Religions are combinations of the grassroots practices and cultural norms of the lay believers, with the high-brow theologizing and intellectualization of the religious professionals. The two forms of a religion often struggle against each other. Folk practices are resilient to top-down declarations of what is or isn't supposed to be part of a religion, and often reforming popular beliefs results only in name-changes and other surface changes, leaving underlying practices more or less as they were. When academics codify the religion they often fail to account for - or completely ignore - the practices of the laypeople. When documenting a religion we cannot rely only on the testimonies of the masses, who might en masse be taken in by fads, nor rely only on the definitions of the professionals, academics and clerics, who only represent a small portion of believers. Therefore the only pragmatic route is to consider religions to be pluralities and umbrella terms.

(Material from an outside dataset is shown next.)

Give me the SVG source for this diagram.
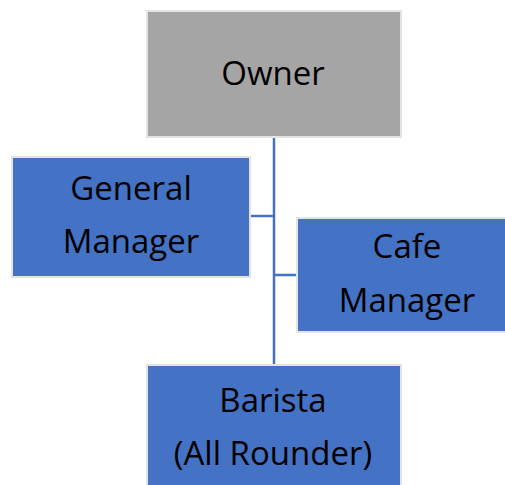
<svg xmlns="http://www.w3.org/2000/svg" width="505" height="485" viewBox="0 0 505 485">
<style>
.box{stroke:#e3e3e3;stroke-width:2}
.blue{fill:#4472c4}
.gray{fill:#a5a5a5}
.t{font-family:"Open Sans","Liberation Sans",sans-serif;font-size:33px;fill:#000;text-anchor:middle}
.c{stroke:#4472c4;stroke-width:2.5;fill:none}
</style>
<rect width="505" height="485" fill="#fff"/>
<g id="connectors">
<line class="c" x1="274" y1="138" x2="274" y2="365"/>
<line class="c" x1="250" y1="216" x2="274" y2="216"/>
<line class="c" x1="274" y1="275" x2="297" y2="275"/>
</g>
<g id="owner">
<rect class="box gray" x="147" y="11" width="254" height="126"/>
<text class="t" x="273" y="85">Owner</text>
</g>
<g id="general-manager">
<rect class="box blue" x="12" y="157" width="238" height="120"/>
<text class="t" x="131" y="200">General</text>
<text class="t" x="131" y="253">Manager</text>
</g>
<g id="cafe-manager">
<rect class="box blue" x="297" y="218" width="222" height="114"/>
<text class="t" x="407" y="258">Cafe</text>
<text class="t" x="407" y="312">Manager</text>
</g>
<g id="barista">
<rect class="box blue" x="147" y="365" width="254" height="130"/>
<text class="t" x="273" y="412">Barista</text>
<text class="t" x="273" y="465">(All Rounder)</text>
</g>
</svg>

The grassroots of a religion is nearly always a combination of beliefs and practices from multiple historical sources. Magical thinking, ritualistic habits and popular beliefs all tend to survive within a culture even though its official religion may change. On the other hand, the formal and scholarly religion of clerics and religious professionals is complex, more complete and resilient to change. Theology is demanding to study and is frequently very convoluted because the religion's scholars debate the weakspots and difficult spots of the tenets and work out complex philosophies to circumvent them. The more difficult the area of study of a religion, the more maze-making its scholars will do in attempts to explain irrationality. But the more complex and difficult the intellectual aspect of a religion, the more the lowly masses will fail to comprehend or implement it, and the bigger the divide will be between the cultural and scholarly versions of the religion. A religion is always a contradictory mix of both what the leaders say the religion is, plus what the mass of the actual followers do and believe.